> **What is being asked**
Below are some records. Retype exactly the lines from the one containing "Write the TikZ code for this diagram." through the one containing "(0,0) rectangle (1009,444);", both included, skipping every picture.
□ □ □ □ □
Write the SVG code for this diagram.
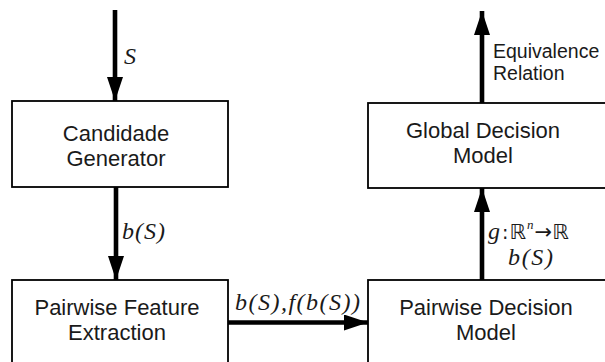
<svg xmlns="http://www.w3.org/2000/svg" width="605" height="362" viewBox="0 0 605 362">
  <defs>
    <marker id="head" viewBox="0 0 24 16" refX="24" refY="8" markerWidth="24" markerHeight="16" markerUnits="userSpaceOnUse" orient="auto">
      <path d="M0,0 L24,8 L0,16 Z" fill="#000"/>
    </marker>
    <style>
      .box { fill: #fff; stroke: #000; stroke-width: 1.8; }
      .lbl { font-family: "Liberation Sans", Arial, sans-serif; font-size: 22px; fill: #1a1a1a; text-anchor: middle; }
      .note { font-family: "Liberation Sans", Arial, sans-serif; font-size: 19.5px; fill: #1a1a1a; }
      .math { font-family: "Liberation Serif", "Times New Roman", serif; font-style: italic; font-size: 24px; fill: #1a1a1a; }
      .bb { font-family: "DejaVu Sans", sans-serif; font-style: normal; }
      .edge { stroke: #000; stroke-width: 4.6; fill: none; marker-end: url(#head); }
    </style>
  </defs>

  <g id="candidate-generator">
    <rect class="box" x="12" y="101" width="216" height="86"/>
    <text class="lbl" x="116" y="141">Candidade</text>
    <text class="lbl" x="116" y="166">Generator</text>
  </g>

  <g id="feature-extraction">
    <rect class="box" x="12" y="280" width="216" height="100"/>
    <text class="lbl" x="117" y="315">Pairwise Feature</text>
    <text class="lbl" x="117" y="340">Extraction</text>
  </g>

  <g id="global-decision">
    <rect class="box" x="368" y="103" width="250" height="85"/>
    <text class="lbl" x="483" y="138">Global Decision</text>
    <text class="lbl" x="483" y="163">Model</text>
  </g>

  <g id="pairwise-decision">
    <rect class="box" x="368" y="280" width="250" height="100"/>
    <text class="lbl" x="486" y="315">Pairwise Decision</text>
    <text class="lbl" x="486" y="340">Model</text>
  </g>

  <g id="connectors">
    <line class="edge" x1="115" y1="10" x2="115" y2="101"/>
    <line class="edge" x1="116" y1="187" x2="116" y2="280"/>
    <line class="edge" x1="228" y1="322.5" x2="368" y2="322.5"/>
    <line class="edge" x1="482" y1="280" x2="482" y2="188"/>
    <line class="edge" x1="482" y1="103" x2="482" y2="11"/>

    <text class="math" x="124" y="64" font-size="26">S</text>
    <text class="math" x="122" y="239" textLength="43" lengthAdjust="spacing">b(S)</text>
    <text class="math" x="235" y="310" textLength="125" lengthAdjust="spacing">b(S),f(b(S))</text>
    <text class="math" x="488" y="239">g<tspan class="bb" font-size="19" dx="2">:</tspan><tspan class="bb" font-size="21" dx="1">ℝ</tspan><tspan font-size="13" dy="-10" dx="1">n</tspan><tspan class="bb" font-size="21" dy="10" dx="1">→</tspan><tspan class="bb" font-size="21">ℝ</tspan></text>
    <text class="math" x="508" y="265" textLength="45" lengthAdjust="spacing">b(S)</text>
    <text class="note" x="493" y="58">Equivalence</text>
    <text class="note" x="493" y="80">Relation</text>
  </g>
</svg>
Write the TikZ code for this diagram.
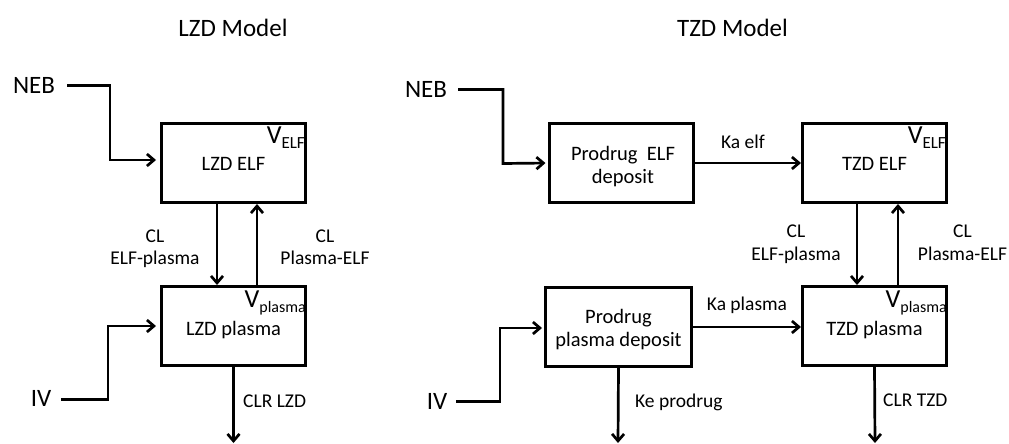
\documentclass[tikz,border=0pt]{standalone}
\usepackage{fontspec}
\setmainfont{Carlito}
\usetikzlibrary{arrows.meta}
\tikzset{
  box/.style={draw, line width=3pt, minimum width=144pt, minimum height=79pt, inner sep=0pt},
  conn/.style={line width=2.7pt, -{Straight Barb[length=7pt,width=12pt,line width=2.7pt]}},
  lab/.style={font=\fontsize{19.5}{23}\selectfont, inner sep=0pt},
  intxt/.style={font=\fontsize{20.5}{23}\selectfont, inner sep=0pt},
  big/.style={font=\fontsize{25}{28}\selectfont, inner sep=0pt},
  vlab/.style={font=\fontsize{26}{28}\selectfont, inner sep=0pt, anchor=north east},
}
\newcommand{\Vsub}[2]{V\raisebox{-5.5pt}{\fontsize{#1}{#1}\selectfont #2}}
\begin{document}
\begin{tikzpicture}[x=1pt,y=-1pt]
\useasboundingbox (0,0) rectangle (1009,444);

% titles
\node[big, anchor=base] (t1) at (233,37) {LZD Model};
\node[big, anchor=base] (t2) at (732.5,37) {TZD Model};

% ---------------- LZD model ----------------
\node[box] (le) at (233.5,163) {};
\node[box] (lp) at (233.5,326) {};
\node[intxt, anchor=base] (let) at (233.5,170) {LZD ELF};
\node[intxt, anchor=base] (lpt) at (233.5,335) {LZD plasma};
\node[vlab] (lev) at ([xshift=-2pt,yshift=-4.5pt]le.north east) {\Vsub{17}{ELF}};
\node[vlab] (lpv) at ([xshift=-1pt,yshift=-5.5pt]lp.north east) {\Vsub{16}{plasma}};

\node[big] (neb1) at (34,85.5) {NEB};
\node[big] (iv1) at (41,398) {IV};
\coordinate (ce1) at (233.5,443);

\draw[conn, shorten >=4pt] ([xshift=12pt]neb1.east) -- (110,85.5) -- (110,160) -- ([yshift=3pt]le.west);
\draw[conn, shorten >=4pt] ([xshift=10pt]iv1.east |- 0,399.5) -- (108,399.5) -- (108,326) -- (lp.west);
\draw[conn] ([xshift=-16.5pt]le.south) -- ([xshift=-16.5pt]lp.north);
\draw[conn] ([xshift=23.5pt]lp.north) -- ([xshift=23.5pt]le.south);
\draw[conn] (lp.south) -- (ce1);

\node[lab, anchor=base] (l1a) at (155,242) {CL};
\node[lab, anchor=base] (l1b) at (155,264) {ELF-plasma};
\node[lab, anchor=base] (l2a) at (325,242) {CL};
\node[lab, anchor=base] (l2b) at (325,264) {Plasma-ELF};
\node[lab, anchor=base west] (l3) at (243,407) {CLR LZD};

% ---------------- TZD model ----------------
\node[box] (pe) at (621,163) {};
\node[box, minimum width=146pt] (pp) at (618.5,326.5) {};
\node[box] (te) at (874.5,163) {};
\node[box] (tp) at (874.5,326) {};

\node[intxt, align=center] (pet) at ([xshift=2pt,yshift=-3.4pt]pe.center) {Prodrug~ ELF\\deposit};
\node[intxt, align=center] (ppt) at ([yshift=-3pt]pp.center) {Prodrug\\plasma deposit};
\node[intxt, anchor=base] (tet) at (874.5,170) {TZD ELF};
\node[intxt, anchor=base] (tpt) at (874.5,335) {TZD plasma};
\node[vlab] (tev) at ([xshift=-2pt,yshift=-4.5pt]te.north east) {\Vsub{17}{ELF}};
\node[vlab] (tpv) at ([xshift=-1pt,yshift=-5.5pt]tp.north east) {\Vsub{16}{plasma}};

\node[big] (neb2) at (426,89.5) {NEB};
\node[big] (iv2) at (437,401.5) {IV};
\coordinate (ce2) at (618,443);
\coordinate (ce3) at (875,443);

\draw[conn, shorten >=2pt] ([xshift=11pt]neb2.east) -- (503,89.5) -- (503,163.5) -- (pe.west);
\draw[conn, shorten >=2pt] ([xshift=9pt]iv2.east |- 0,401.5) -- (500,401.5) -- (500,328) -- ([yshift=-1.5pt]pp.west);
\draw[conn] (pe.east) -- (te.west);
\draw[conn] ([yshift=-0.5pt]pp.east) -- ([yshift=-1pt]tp.west);
\draw[conn] ([xshift=-17.5pt]te.south) -- ([xshift=-17.5pt]tp.north);
\draw[conn] ([xshift=23.5pt]tp.north) -- ([xshift=23.5pt]te.south);
\draw[conn] (pp.south) -- (ce2);
\draw[conn] (tp.south) -- (ce3);

\node[lab, anchor=base] (k1) at (743,148) {Ka elf};
\node[lab, anchor=base] (k2) at (747,310) {Ka plasma};
\node[lab, anchor=base west] (k3) at (635,407) {Ke prodrug};
\node[lab, anchor=base west] (k4) at (883,406) {CLR TZD};
\node[lab, anchor=base] (l4a) at (796,237) {CL};
\node[lab, anchor=base] (l4b) at (796,260) {ELF-plasma};
\node[lab, anchor=base] (l5a) at (962.5,237) {CL};
\node[lab, anchor=base] (l5b) at (962.5,260) {Plasma-ELF};
\end{tikzpicture}
\end{document}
□ □ □ □ □
> **Solved exercise**
Write the TikZ code for this diagram.
\documentclass[tikz,border=0pt]{standalone}
\usepackage{fontspec}
\setmainfont{Carlito}
\usetikzlibrary{arrows.meta}
\tikzset{
  box/.style={draw, line width=3pt, minimum width=144pt, minimum height=79pt, inner sep=0pt},
  conn/.style={line width=2.7pt, -{Straight Barb[length=7pt,width=12pt,line width=2.7pt]}},
  lab/.style={font=\fontsize{19.5}{23}\selectfont, inner sep=0pt},
  intxt/.style={font=\fontsize{20.5}{23}\selectfont, inner sep=0pt},
  big/.style={font=\fontsize{25}{28}\selectfont, inner sep=0pt},
  vlab/.style={font=\fontsize{26}{28}\selectfont, inner sep=0pt, anchor=north east},
}
\newcommand{\Vsub}[2]{V\raisebox{-5.5pt}{\fontsize{#1}{#1}\selectfont #2}}
\begin{document}
\begin{tikzpicture}[x=1pt,y=-1pt]
\useasboundingbox (0,0) rectangle (1009,444);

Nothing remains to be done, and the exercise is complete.